In this article, I will show a step-by-step tutorial of how to use AI Clone function of a2e.ai
What is AI Clone?
An AI clone of a specific user is an approach to creating his / her videos without the person’s physical presence or speaking. AI learns a neural network that is capable of synthesizing audio and images of the specific user. Such learning is accomplished given a short video clip of the user.
A2E’s AI clone is also referred as “instant avatar” or “small sample learning” in other avatar creation website. In academic, such method is called “fine-tuning”.
We have trained a large AI model using the audio and video data collected from thousands of people of different ethics and languages. Such model is referred as the base model. We assign a version to the base model. E.g. V3 as you can see from the video creation tab.
Given new video data of a new user (who is likely not part of our base model training), we start the training process of the base model again with only the new user’s data, so as to learn the face appearance, lip motion, and audio rhythm of the new user. The result of such training process is called “fine-tuned” model. A fine-tuned model is only able to create videos of a specific user while a base model is able to create videos of many users. On the other hand, a fine-tuned model creates much better visual and audio of a specific user than if you directly use the base model.
Step 1: Prepare Data
High quality data is the key to high quality AI clone. Make sure your data is a video clip of the target user speaking from the start to the end.
Ideal | Bad | |
Video Length | 60 -120 seconds | less than 60 seconds longer than 300 seconds |
Face | Containing only front-look face | Side face, swinging face, upside-down face |
# of persons | only 1 person | Frames with no person at all.

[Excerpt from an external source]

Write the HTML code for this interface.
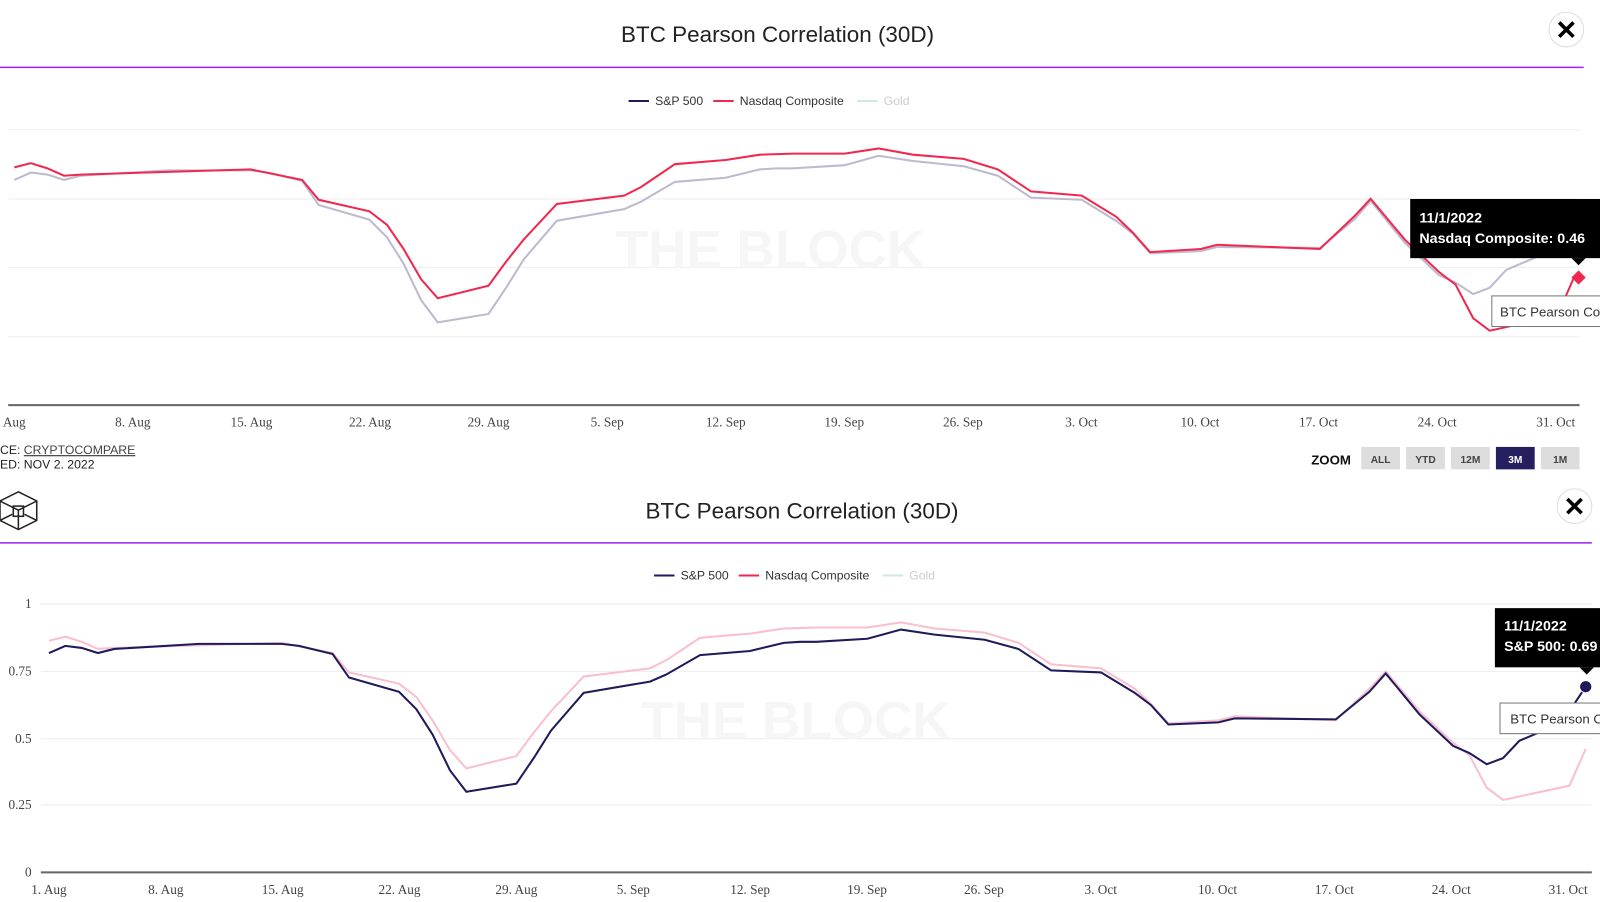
<!DOCTYPE html><html><head><style>
body{margin:0;width:1600px;height:902px;background:#fff;overflow:hidden;font-family:"Liberation Sans",sans-serif;position:relative}
</style></head><body>
<svg id="s" width="1600" height="902" viewBox="0 0 1568 884" preserveAspectRatio="none" style="position:absolute;left:0;top:0" font-family="Liberation Sans, sans-serif"></svg>
<script>
(function(){
var S=[[48,640],[64,633],[80,635],[96,640],[112,636],[195,631],[276,631],[293,633],[326,641],[342,664],[391,678],[408,695],[424,720],[441,755],[457,776],[506,768],[523,743],[540,716],[572,679],[637,668],[653,661],[686,642],[735,638],[768,630],[784,629],[800,629],[850,626],[883,617],[916,622],[965,627],[998,636],[1030,657],[1079,659],[1112,679],[1128,691],[1145,710],[1194,708],[1210,704],[1309,705],[1342,678],[1358,660],[1391,700],[1424,731],[1440,738],[1457,749],[1473,743],[1489,726],[1522,712],[1538,697],[1554,673]];
var N=[[48,628],[64,624],[80,629],[96,636],[112,635],[276,630],[326,640],[342,659],[391,670],[408,683],[424,706],[441,735],[457,753],[506,741],[523,718],[540,697],[572,663],[637,655],[653,647],[686,625],[735,621],[768,616],[800,615],[850,615],[883,610],[916,616],[965,620],[998,630],[1030,651],[1079,655],[1112,675],[1128,690],[1145,709],[1194,706],[1210,702],[1309,706],[1342,675],[1358,658],[1391,697],[1424,728],[1440,740],[1457,772],[1473,784],[1538,770],[1554,734]];
function topPts(a){return a.map(function(p){var d=(p[0]-48)/16.36,v=(855-p[1])/263;return (14+d*16.6).toFixed(1)+','+(397-270*v).toFixed(1)}).join(' ')}
function botPts(a){return a.map(function(p){return p.join(',')}).join(' ')}
var h='';
h+='<line x1="0" y1="66" x2="1552" y2="66" stroke="#a020f0" stroke-width="1.5"/><line x1="0" y1="532" x2="1560" y2="532" stroke="#a020f0" stroke-width="1.5"/>';
[127,195,262,330].forEach(function(y){h+='<line x1="8" y1="'+y+'" x2="1548" y2="'+y+'" stroke="#eee"/>'});
h+='<line x1="8" y1="397" x2="1548" y2="397" stroke="#666" stroke-width="2"/>';
[592,658,724,789].forEach(function(y){h+='<line x1="40" y1="'+y+'" x2="1560" y2="'+y+'" stroke="#eee"/>'});
h+='<line x1="40" y1="855" x2="1560" y2="855" stroke="#666" stroke-width="2"/>';
h+='<text x="755" y="262" font-size="52" font-weight="bold" fill="#f6f6f6" text-anchor="middle">THE BLOCK</text>';
h+='<text x="780" y="724" font-size="52" font-weight="bold" fill="#f6f6f6" text-anchor="middle">THE BLOCK</text>';
h+='<polyline points="'+topPts(S)+'" fill="none" stroke="#bdb9cf" stroke-width="2"/>';
h+='<polyline points="'+topPts(N)+'" fill="none" stroke="#f0284f" stroke-width="2"/>';
h+='<polyline points="'+botPts(N)+'" fill="none" stroke="#f9bfcf" stroke-width="2"/>';
h+='<polyline points="'+botPts(S)+'" fill="none" stroke="#1f1b5b" stroke-width="2"/>';
h+='<path d="M1547 265 L1554 272 L1547 279 L1540 272Z" fill="#f0284f"/><circle cx="1554" cy="673" r="6" fill="#1f1b5b" stroke="#fff"/>';
function leg(x,y){return '<line x1="'+x+'" y1="'+y+'" x2="'+(x+20)+'" y2="'+y+'" stroke="#1f1b5b" stroke-width="2"/><text x="'+(x+26)+'" y="'+(y+4)+'" font-size="12" fill="#333">S&amp;P 500</text><line x1="'+(x+83)+'" y1="'+y+'" x2="'+(x+103)+'" y2="'+y+'" stroke="#f0284f" stroke-width="2"/><text x="'+(x+109)+'" y="'+(y+4)+'" font-size="12" fill="#333">Nasdaq Composite</text><line x1="'+(x+224)+'" y1="'+y+'" x2="'+(x+244)+'" y2="'+y+'" stroke="#cce8e4" stroke-width="2"/><text x="'+(x+250)+'" y="'+(y+4)+'" font-size="12" fill="#ccc">Gold</text>';}
h+=leg(616,99)+leg(641,564);
var L=['Aug','8. Aug','15. Aug','22. Aug','29. Aug','5. Sep','12. Sep','19. Sep','26. Sep','3. Oct','10. Oct','17. Oct','24. Oct','31. Oct'];
L.forEach(function(l,i){var x=i==0?14:14+i*7*16.6;h+='<text x="'+x+'" y="418" font-size="13" fill="#444" text-anchor="middle" font-family="Liberation Serif,serif">'+l+'</text>';
var xb=48+i*7*16.36;h+='<text x="'+xb+'" y="876" font-size="13" fill="#444" text-anchor="middle" font-family="Liberation Serif,serif">'+(i==0?'1. Aug':l)+'</text>'});
[['1',596],['0.75',662],['0.5',728],['0.25',793],['0',859]].forEach(function(a){h+='<text x="31" y="'+a[1]+'" font-size="13" fill="#444" text-anchor="end" font-family="Liberation Serif,serif">'+a[0]+'</text>'});
h+='<rect x="1382" y="195" width="190" height="58" fill="#000"/><path d="M1540 253 L1547 260 L1554 253Z" fill="#000"/><text x="1391" y="218" font-size="14" font-weight="bold" fill="#fff">11/1/2022</text><text x="1391" y="238" font-size="14" font-weight="bold" fill="#fff">Nasdaq Composite: 0.46</text>';
h+='<rect x="1462" y="290" width="140" height="30" fill="#fff" stroke="#777"/><text x="1470" y="310" font-size="13" fill="#333">BTC Pearson Co</text>';
h+='<rect x="1465" y="596" width="140" height="58" fill="#000"/><path d="M1548 654 L1555 661 L1562 654Z" fill="#000"/><text x="1474" y="618" font-size="14" font-weight="bold" fill="#fff">11/1/2022</text><text x="1474" y="638" font-size="14" font-weight="bold" fill="#fff">S&amp;P 500: 0.69</text>';
h+='<rect x="1470" y="689" width="140" height="30" fill="#fff" stroke="#777"/><text x="1480" y="709" font-size="13" fill="#333">BTC Pearson C</text>';
h+='<text x="1285" y="455" font-size="13" font-weight="bold" fill="#111">ZOOM</text>';
[['ALL',1334],['YTD',1378],['12M',1422],['3M',1466],['1M',1510]].forEach(function(b){var a=b[0]=='3M';h+='<rect x="'+b[1]+'" y="438" width="38" height="22" fill="'+(a?'#241f5e':'#ddd')+'"/><text x="'+(b[1]+19)+'" y="454" font-size="10" font-weight="bold" fill="'+(a?'#fff':'#444')+'" text-anchor="middle">'+b[0]+'</text>'});
h+='<text x="0" y="445" font-size="12" fill="#222">CE: <tspan text-decoration="underline" fill="#444">CRYPTOCOMPARE</tspan></text><text x="0" y="459" font-size="12" fill="#222">ED: NOV 2. 2022</text>';
h+='<path d="M18 482 L36 491 L36 510 L18 519 L0 510 L0 491Z M0 491 L18 500 L36 491 M18 500 L18 519 M0 510 L12 504 M36 510 L24 504" fill="none" stroke="#222" stroke-width="1.5"/><rect x="13" y="496" width="10" height="10" fill="none" stroke="#222" stroke-width="1.5"/>';
[[1535,29],[1543,496]].forEach(function(c){h+='<circle cx="'+c[0]+'" cy="'+c[1]+'" r="17" fill="#fff" stroke="#ddd"/><path d="M'+(c[0]-7)+' '+(c[1]-7)+' L'+(c[0]+7)+' '+(c[1]+7)+' M'+(c[0]+7)+' '+(c[1]-7)+' L'+(c[0]-7)+' '+(c[1]+7)+'" stroke="#000" stroke-width="3.5"/>'});
h+='<text x="762" y="41" font-size="22" fill="#222" text-anchor="middle">BTC Pearson Correlation (30D)</text><text x="786" y="508" font-size="22" fill="#222" text-anchor="middle">BTC Pearson Correlation (30D)</text>';
document.getElementById('s').innerHTML=h;
})();
</script>
</body></html>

Frames with more than 1 person |
Audio Sync | Audio in sync with lip motion | audio not in sync with lip motion |
Speaking Volume | Mild and comfortable. Normal person speaking. | Too loud. Too quite. |
Noise | No noise at all | Background Noise Noise of air conditioner Other people speaking Noise from streets |
Resolution | 1080p | less than 720p |
Trim | Starting from a frame in the middle of the person’s speech. Ending at a frame in the middle of the person’s speech. | Starting or ending at a frame when the user stops speech. |
Step 2: Train Voice and Video
2.1 Train the Voice Model
Click “Voice Clone” tab, type a voice name that you can memorize.
Upload the audio that you extracted from the video file. There are a number of free software allowing you to extract audio from a video file. E.g. capcut, VLC player, or ffmpeg
Alternatively, you can record in live by clicking “Start Recording”.
The uploaded audio file should follow these rules:
Ideal | Bad | |
Length | 2-5 minutes | < 1 minute |
Noise | No noise | Background Noise Noise of air conditioner Other people speaking Noise from streets |
# of persons | only 1 person | Audio containing more than 1 person speaking |
Speaking Volume | Mild and comfortable. Normal person speaking. | Too loud. Too quite. |
Click “Start Training” and agree the credits that you will pay.
Wait for 1 minutes. Then you can use English. If you want to use other languages e.g. Chinese, you will need to wait for 24 hours.
2.2 Train the Video Model
Click “Video Twin” tab
Click create new. Upload the video of the user.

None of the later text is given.